After the past four to five years of Hugo tomfoolery, in which certain white men realized they were beginning to be on the outside looking in of popular SFF fandom, it’s apparent that we are moving beyond a time when white men dominated this genre. Meaning, of course, that there was a time–a long time–when they did. And in order for a woman, or someone facing other or coexisting marginalizations like race, ethnicity, or sexuality, among others, to rise above the milky mainstream of SFF, that person has to do what everyone else is doing, but better.
Which is what Willis tends to do. She takes one thing, be it time travel, or chaos, or the afterlife, and builds a plot that conforms to mainstream tropes, which make the story palatable for a broad audience. A perfect example is the rom-com where, as Ana at The Booksmugglers states in her review of Crosstalk, “it’s all painted as him ‘always being there for her’ because he is a Nice Guy, part and parcel of the Beauty and the Geek romance. The book really wants you to buy that Briddey is the one with power here: because she is beautiful and smart and completely out of his league (if only he could prove he is better than her boyfriend. Guys, the bar is really low here).” The same thing, in fact, happened at a more low-key level nearly twenty years before in To Say Nothing of the Dog, when Ned Henry instantly falls in love with Verity Kindle because she is the most beautiful creature he’s ever seen but he decides that she is way out of his league, except if he can help her successfully complete her mission, which is also his mission, which he’d been interrupted in the middle of because he was showing signs of time lag, which happens to people who’ve been sent to too many different temporal locations in too short a time. Willis doesn’t just overload her plots, she overloads her readers.

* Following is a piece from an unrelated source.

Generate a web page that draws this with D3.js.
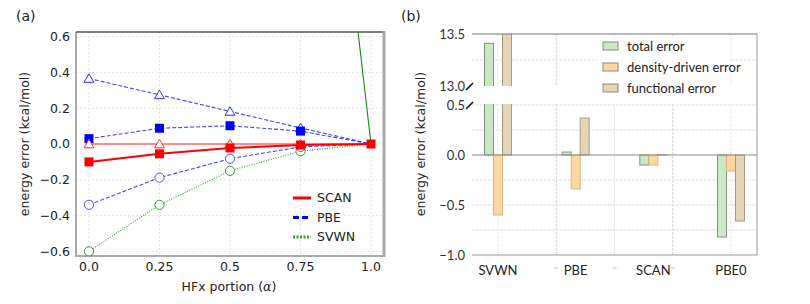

What elevates Willis’ novels, which could otherwise fly under the radar in terms of themes and plotting and general writing, though, are the ways she is able to speak to and about whatever particular technology or concept she’s flaying, much like the way in which Heinlein beat the idea of patriarchal communism to death in The Moon is a Harsh Mistress. The ability to completely drown one’s reader in detail is, it would seem, an important factor in whether a writer’s work becomes award-eligible. So perhaps Willis’ work receiving so much glory, despite not being written by a man, was in part nostalgia for the sweeping narratives and major world events that had become the stuff of golden age and “hard” science fiction, as featured in Doomsday Book and Blackout/All Clear, or the harnessing of scientific and speculative principles as seen in Willis’ short fiction and some of her novellas.
Is Crosstalk, with its nearly 500 pages of contrived miscommunication, itself an allegory for the ways we as a culture continue to lie to ourselves about just much we rely on technology? Is it saying, in fact, if only the people in this novel could get over the fact that technology is here to stay they could use their knowledge and abilities to create technology that really works for people, all people, and not just those with secretaries and never-ending wifi? Probably not. It is, very likely, just another example of how much Willis enjoys researching–World War II, the Titanic, telepathy, chaos theory, psychics, Victorian churches–and then writing novels that incorporate that research. That, one can say with certainty, is inevitable.